Why don't you like that?

Can we use inclusion-exclusion formula to calculate it?

Yes we can. Notice that D(N, k) = C(N, k)·!(N - k), and derangement of (N - k) can be calculated this way

What does "fixed points" mean?

There is another solution involving dynamic programming and constructing permutations.

First, consider the following way of constructing all permutations of length n from all permutations of length (n - 1). Suppose we have a permutation of length (n - 1), for example, n = 6 and the permutation is a b c d e. Put the new element n at the back of the permutation. Then, swap the new last element with one of the elements, including itself. We get n different permutations:

a b c d e n   ->   n b c d e a   (swap elements 1 and 6)
a b c d e n   ->   a n c d e b   (swap elements 2 and 6)
a b c d e n   ->   a b n d e c   (swap elements 3 and 6)
a b c d e n   ->   a b c n e d   (swap elements 4 and 6)
a b c d e n   ->   a b c d n e   (swap elements 5 and 6)
a b c d e n   ->   a b c d e n   (swap elements 6 and 6, no change)

Note that different permutations a b c d e produce different permutations of length 6. So, this process allows to construct all permutations of length n from all permutations of length (n - 1).

Now, look what happens with the fixed points during this process.
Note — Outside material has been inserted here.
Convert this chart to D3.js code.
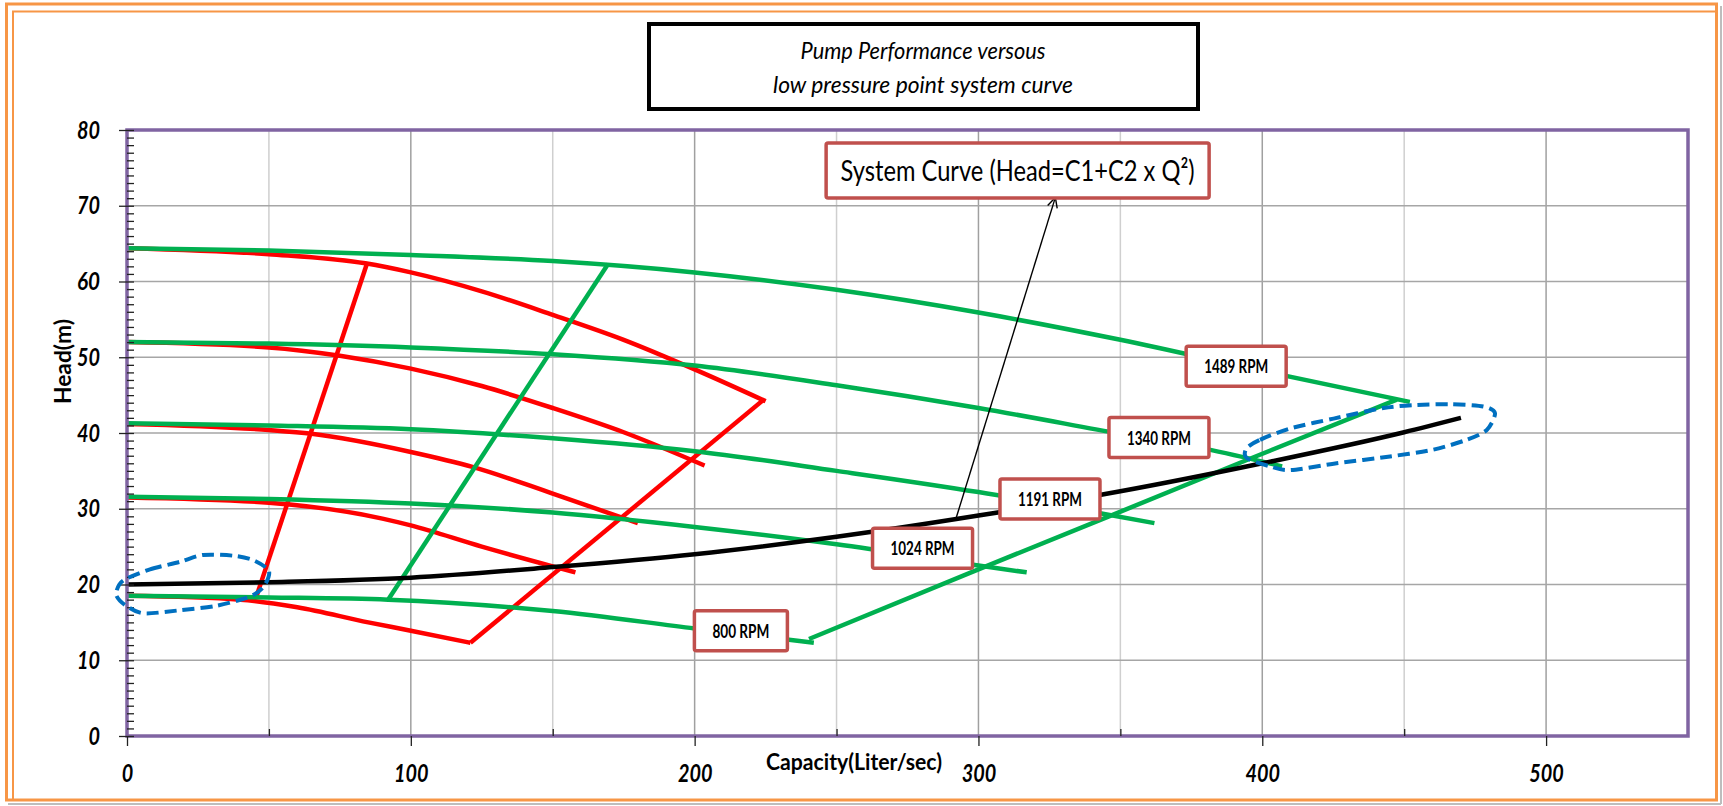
<!DOCTYPE html>
<html><head><meta charset="utf-8">
<script src="https://cdn.jsdelivr.net/npm/d3@7"></script>
<style>
html,body{margin:0;padding:0;background:#fff;}
svg{display:block;}
</style></head><body>
<svg id="chart" width="1723" height="806"></svg>
<script>
// ---------------- DATA ----------------
const xTickValues = [0, 100, 200, 300, 400, 500];
const yTickValues = [0, 10, 20, 30, 40, 50, 60, 70, 80];
const titleLines = ["Pump Performance versous", "low pressure point system curve"];
const xAxisTitle = "Capacity(Liter/sec)";
const yAxisTitle = "Head(m)";
const systemLabelText = "System Curve (Head=C1+C2 x Q²)";

// green pump curves [Q (l/s), Head (m)]
const green800  = [[0,18.5],[50,18.3],[92,18.0],[150,16.5],[200,14.2],[242,12.3]];
const green1024 = [[0,31.6],[50,31.3],[100,30.7],[150,29.5],[200,27.6],[250,25.3],[300,22.5],[317,21.6]];
const green1191 = [[0,41.3],[50,41.0],[100,40.5],[150,39.3],[200,37.6],[250,35.0],[300,32.2],[340,29.6],[362,28.1]];
const green1340 = [[0,52.0],[50,51.8],[100,51.3],[150,50.4],[200,48.9],[250,46.3],[300,43.3],[350,39.9],[380,37.9],[407,35.6]];
const green1489 = [[0,64.4],[50,64.1],[100,63.5],[150,62.7],[200,61.2],[250,58.9],[300,55.9],[350,52.3],[400,48.2],[452,44.1]];
const greenBepLine = [[92,18.0],[169.5,62.3]];
const greenRunoutLine = [[240.3,12.8],[300,22.0],[346,29.0],[395,36.5],[447.4,44.4]];

// red pump curves
const red800  = [[0,18.5],[40,18.0],[60,17.0],[85,15.0],[100,13.9],[121,12.3]];
const red1024 = [[0,31.5],[50,30.8],[90,28.7],[100,27.8],[125,25.0],[150,22.4],[158,21.6]];
const red1191 = [[0,41.2],[50,40.4],[65,39.9],[100,37.5],[122,35.5],[150,32.0],[180,28.1]];
const red1340 = [[0,52.0],[50,51.3],[75,50.2],[100,48.5],[125,46.2],[150,43.3],[175,40.1],[203.5,35.7]];
const red1489 = [[0,64.4],[50,63.6],[84,62.4],[100,61.2],[125,58.7],[150,55.6],[175,52.3],[200,48.4],[225,44.2]];
const redBepLine = [[45.5,18.3],[84.5,62.3]];
const redRunoutLine = [[121,12.3],[224,44.3]];

// system curve
const systemCurve = [[0,20.0],[50,20.3],[100,20.9],[150,22.3],[200,24.0],[250,26.3],[300,29.1],[350,32.3],[400,36.0],[450,40.1],[470,42.0]];

// annotations (data units)
const speedLabels = ["800 RPM", "1024 RPM", "1191 RPM", "1340 RPM", "1489 RPM"];
const speedLabelQ = [216.3, 280.3, 325.2, 363.6, 390.8];
const speedLabelH = [13.9, 24.8, 31.3, 39.4, 48.8];
const systemLabelPos = [313.8, 74.65];
const systemArrow = [[292.2,28.85],[327.1,71.1]];
const leftCloud = [[-0.1,20.8],[8.1,22.0],[18.7,23.0],[26.8,23.9],[37.4,23.8],[44.6,23.2],[50.0,21.8],[48.3,19.8],[43.3,18.4],[31.6,17.2],[18.7,16.6],[5.7,16.2],[-0.7,17.3],[-3.8,18.6],[-2.7,20.0]];
const rightCloud = [[394.5,38.0],[399.2,39.1],[409.8,40.6],[425.1,41.9],[442.7,43.3],[454.4,43.7],[466.2,43.8],[477.9,43.5],[482.0,42.6],[479.1,40.4],[472.0,39.1],[460.3,37.8],[445.0,36.9],[426.2,36.0],[409.8,35.1],[402.7,35.6],[394.5,36.7]];

// ---------------- LAYOUT ----------------
const svg = d3.select("#chart");
const plot = {left:127, right:1688, top:130, bottom:736};
const x = d3.scaleLinear().domain([0,550]).range([plot.left, plot.right]);
const y = d3.scaleLinear().domain([0,80]).range([plot.bottom, plot.top]);

const ORANGE = "#F79646", PURPLE = "#8064A2", GREEN = "#00B050", RED = "#FF0000",
      BLUE = "#0070C0", BOXRED = "#C0504D";
const FONT = "Lato, 'Open Sans', sans-serif";

svg.append("rect").attr("width",1723).attr("height",806).attr("fill","#fff");

// outer frame
svg.append("line").attr("x1",8).attr("x2",1721).attr("y1",804).attr("y2",804).attr("stroke","#BDBDBD").attr("stroke-width",2);
svg.append("line").attr("x1",1721).attr("x2",1721).attr("y1",6).attr("y2",804).attr("stroke","#BDBDBD").attr("stroke-width",2);
svg.append("rect").attr("x",6.5).attr("y",4).attr("width",1710).attr("height",796)
  .attr("fill","none").attr("stroke",ORANGE).attr("stroke-width",3);
svg.append("rect").attr("x",13).attr("y",11.5).attr("width",1703).attr("height",788.5)
  .attr("fill","none").attr("stroke",ORANGE).attr("stroke-width",2);

// title box
svg.append("rect").attr("x",649).attr("y",24).attr("width",549).attr("height",85)
  .attr("fill","#fff").attr("stroke","#000").attr("stroke-width",4);
svg.append("text").attr("x",923).attr("y",59).attr("text-anchor","middle")
  .attr("font-family",FONT).attr("font-style","italic").attr("font-size",24)
  .attr("textLength",245).attr("lengthAdjust","spacingAndGlyphs").text(titleLines[0]);
svg.append("text").attr("x",923).attr("y",93).attr("text-anchor","middle")
  .attr("font-family",FONT).attr("font-style","italic").attr("font-size",24)
  .attr("textLength",300).attr("lengthAdjust","spacingAndGlyphs").text(titleLines[1]);

// gridlines
const g = svg.append("g");
g.selectAll("line.vg").data(d3.range(50,550,50)).join("line")
  .attr("x1",d=>x(d)).attr("x2",d=>x(d)).attr("y1",plot.top).attr("y2",plot.bottom)
  .attr("stroke",d=>d%100===0?"#A0A0A0":"#CFCFCF").attr("stroke-width",1.5);
g.selectAll("line.hg").data(d3.range(10,80,10)).join("line")
  .attr("x1",plot.left).attr("x2",plot.right).attr("y1",d=>y(d)).attr("y2",d=>y(d))
  .attr("stroke","#A6A6A6").attr("stroke-width",1.5);

// curves
const smooth = d3.line().x(d=>x(d[0])).y(d=>y(d[1])).curve(d3.curveMonotoneX);
const straight = d3.line().x(d=>x(d[0])).y(d=>y(d[1]));
function draw(data, gen, color, w){
  svg.append("path").attr("d",gen(data)).attr("fill","none").attr("stroke",color)
    .attr("stroke-width",w).attr("stroke-linejoin","round");
}
[red800,red1024,red1191,red1340,red1489].forEach(s=>draw(s,smooth,RED,4.5));
draw(redBepLine,straight,RED,4.5);
draw(redRunoutLine,straight,RED,4.5);
[green800,green1024,green1191,green1340,green1489].forEach(s=>draw(s,smooth,GREEN,4.5));
draw(greenBepLine,straight,GREEN,4.5);
draw(greenRunoutLine,straight,GREEN,4.5);
draw(systemCurve,smooth,"#000",4.5);

// plot border
svg.append("rect").attr("x",plot.left).attr("y",plot.top)
  .attr("width",plot.right-plot.left).attr("height",plot.bottom-plot.top)
  .attr("fill","none").attr("stroke",PURPLE).attr("stroke-width",3.5);

// axes
function styleAxis(sel){
  sel.select(".domain").remove();
  sel.selectAll(".tick line").attr("stroke","#222").attr("stroke-width",1.3);
}
const yMinor = svg.append("g").attr("transform",`translate(${plot.left},0)`)
  .call(d3.axisLeft(y).tickValues(d3.range(0,81,1)).tickSize(-7).tickFormat(""));
styleAxis(yMinor);
const yMajor = svg.append("g").attr("transform",`translate(${plot.left},0)`)
  .call(d3.axisLeft(y).tickValues(yTickValues).tickSize(8).tickPadding(19).tickFormat(d3.format("d")));
styleAxis(yMajor);
const xMinor = svg.append("g").attr("transform",`translate(0,${plot.bottom})`)
  .call(d3.axisBottom(x).tickValues([50,150,250,350,450]).tickSize(-7).tickFormat(""));
styleAxis(xMinor);
const xMajor = svg.append("g").attr("transform",`translate(0,${plot.bottom})`)
  .call(d3.axisBottom(x).tickValues(xTickValues).tickSize(10).tickPadding(18).tickFormat(d3.format("d")));
styleAxis(xMajor);
[yMajor,xMajor].forEach(a=>a.selectAll(".tick text")
  .attr("font-family",FONT).attr("font-weight","bold").attr("font-style","italic")
  .attr("font-size",25).attr("fill","#000")
  .attr("textLength",function(){return this.textContent.length*11.5;})
  .attr("lengthAdjust","spacingAndGlyphs"));

// axis titles
svg.append("text").attr("transform","translate(71,361.5) rotate(-90)")
  .attr("text-anchor","middle").attr("font-family",FONT).attr("font-weight","bold")
  .attr("font-size",22).attr("textLength",85).attr("lengthAdjust","spacingAndGlyphs").text(yAxisTitle);
svg.append("text").attr("x",854).attr("y",770).attr("text-anchor","middle")
  .attr("font-family",FONT).attr("font-weight","bold").attr("font-size",22)
  .attr("textLength",176).attr("lengthAdjust","spacingAndGlyphs").text(xAxisTitle);

// blue dashed clouds
const cloud = d3.line().x(d=>x(d[0])).y(d=>y(d[1])).curve(d3.curveCardinalClosed.tension(0.2));
[leftCloud,rightCloud].forEach(c=>svg.append("path").attr("d",cloud(c)).attr("fill","none")
  .attr("stroke",BLUE).attr("stroke-width",4).attr("stroke-dasharray","12,6"));

// arrow to system curve label
svg.append("defs").append("marker").attr("id","arr").attr("viewBox","0 0 12 12")
  .attr("refX",11).attr("refY",6).attr("markerWidth",12).attr("markerHeight",12)
  .attr("markerUnits","userSpaceOnUse").attr("orient","auto")
  .append("path").attr("d","M1,1 L11,6 L1,11").attr("fill","none").attr("stroke","#000").attr("stroke-width",1.4);
svg.append("line").attr("x1",x(systemArrow[0][0])).attr("y1",y(systemArrow[0][1]))
  .attr("x2",x(systemArrow[1][0])).attr("y2",y(systemArrow[1][1]))
  .attr("stroke","#000").attr("stroke-width",1.4).attr("marker-end","url(#arr)");

// system label box
const sx = x(systemLabelPos[0]), sy = y(systemLabelPos[1]);
svg.append("rect").attr("x",sx-191.5).attr("y",sy-27.5).attr("width",383).attr("height",55)
  .attr("rx",2).attr("fill","#fff").attr("stroke",BOXRED).attr("stroke-width",3.5);
svg.append("text").attr("x",sx).attr("y",sy+10).attr("text-anchor","middle")
  .attr("font-family",FONT).attr("font-size",29)
  .attr("textLength",354).attr("lengthAdjust","spacingAndGlyphs").text(systemLabelText);

// speed labels
speedLabels.forEach((t,i)=>{
  const cx = x(speedLabelQ[i]), cy = y(speedLabelH[i]);
  const tl = t.length===7 ? 57 : 64;
  const bw = tl + 36;
  svg.append("rect").attr("x",cx-bw/2).attr("y",cy-20).attr("width",bw).attr("height",40)
    .attr("rx",2).attr("fill","#fff").attr("stroke",BOXRED).attr("stroke-width",3.5);
  svg.append("text").attr("x",cx).attr("y",cy+7).attr("text-anchor","middle")
    .attr("font-family",FONT).attr("font-weight","bold").attr("font-size",19)
    .attr("textLength",tl).attr("lengthAdjust","spacingAndGlyphs").text(t);
});
</script>
</body></html>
Let there be k fixed points in the permutation a b c d e. Clearly, 0 ≤ k ≤ (n - 1).

• If we swap n with n, the number of fixed points increases by 1 (all the fixed points from a b c d e plus the new element n).

• If we swap n with a fixed point (k possibilities), the number of fixed points decreases by 1.

• If we swap n with an element which is already not in its place ((n - 1) - k possibilities), the number of fixed points stays constant.

We can now formulate a “forward” dynamic programming approach. If we know D(n - 1, k) = x, it contributes:

• x to D(n, k + 1),

• x·k to D(n, k - 1) and

• x·((n - 1) - k) to D(n, k).

The “backward” dynamic programming solution (of the form D(n, k) = ...) can also be formulated.